From Reuters

New oil projects over the next two years in the North Sea will have combined capacity to produce 1.2 MMBOPD, offsetting a slide in output from the oldest deepwater basin that produces the world’s benchmark crude.

The projects stretch from the West Shetlands to the icy fringes of the Arctic Ocean, Reuters research shows.

North Sea crude output was 2.54 million bpd in 2016 and is forecast to reach 2.59 million bpd in 2017 and 2.63 million bpd in 2018, based on output figures for the three main producers Norway, Britain and Denmark from consultants Rystad Energy.

The North Sea produces Brent and three other crudes – Forties, Oseberg, and Ekofisk – that make up the Brent futures benchmark. The region is expected to report its third annual production rise in a row in 2017, reversing years of sliding output.

Since exploration began in earnest in the 1960s, about 40 billion barrels of oil have been extracted from the North Sea.

A 50 percent drop in oil prices from above $100 a barrel in 2014 has forced some North Sea producers to sell assets.
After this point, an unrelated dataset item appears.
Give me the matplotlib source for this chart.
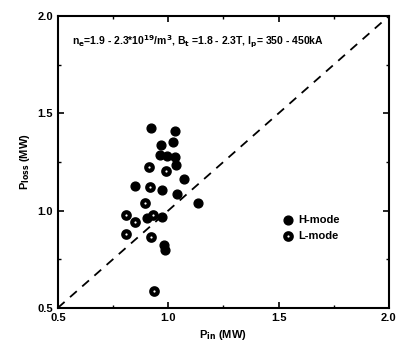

Others have adapted as they seek to extract more of the 20 billion barrels estimated to lie under Britain’s North Sea zone alone.

“The drop in the oil price forced everyone to focus even more than they were on (production) uptime and operating efficiencies which have risen dramatically over the last two years,” Premier Chief Executive Tony Durrant told Reuters.

“We’ve been at over 90 percent operating efficiency and a lot of the other players are very high as well. If you roll back to 2012-2013, then the North Sea had a shocking record of about 65 percent,” he said.

DEEP BLUE GIANTS

Reuters research shows a range of projects by majors and smaller companies coming onstream in the next two years or so.

The giant Johan Sverdrup project by Norway’s Statoil starts pumping 440,000 bpd in 2019, rising to 660,000 bpd by 2022.

BP is revitalizing the aging Schiehallion and Loyal fields off the Shetland Islands with its Quad 204 project, adding 130,000 bpd to production.

Mark Thomas, BP’s regional president for the North Sea, said in September that BP’s cost of production had fallen to about $16 or $17 a barrel from above $30 in 2014.

FGE analyst James Davis said oil firms had drawn up development plans for old fields and delayed decommissioning dates to increase output beyond expectations and at lower cost.

“There is the obvious hurdle of limited remaining reserves, but operators appear to be positioning themselves to extract as much as possible out of what is left, at relatively low costs,” he said.

Small explorers have tapped existing infrastructure to make little fields profitable, often relying on new technology.

Hurricane Energy, which specializes in extraction from naturally fractured rock, last week more than doubled the amount of oil it estimated was recoverable from its Lancaster field.

“The game has changed, but the North Sea hasn’t gone away,” Malcolm Graham-Wood of consultant Hydrocarbon Capital told online markets platform StockTube in March.

In January and February, the North Sea market attracted about $4 billion in acquisitions. But industry lobby Oil & Gas UK has said that without sustained investment as many as 80 oilfields could shut by 2020.

“We are in a period where we are staving off the overall decline in the North Sea, partly through efficiencies, partly through a group of new projects,” FGE’s Davis said.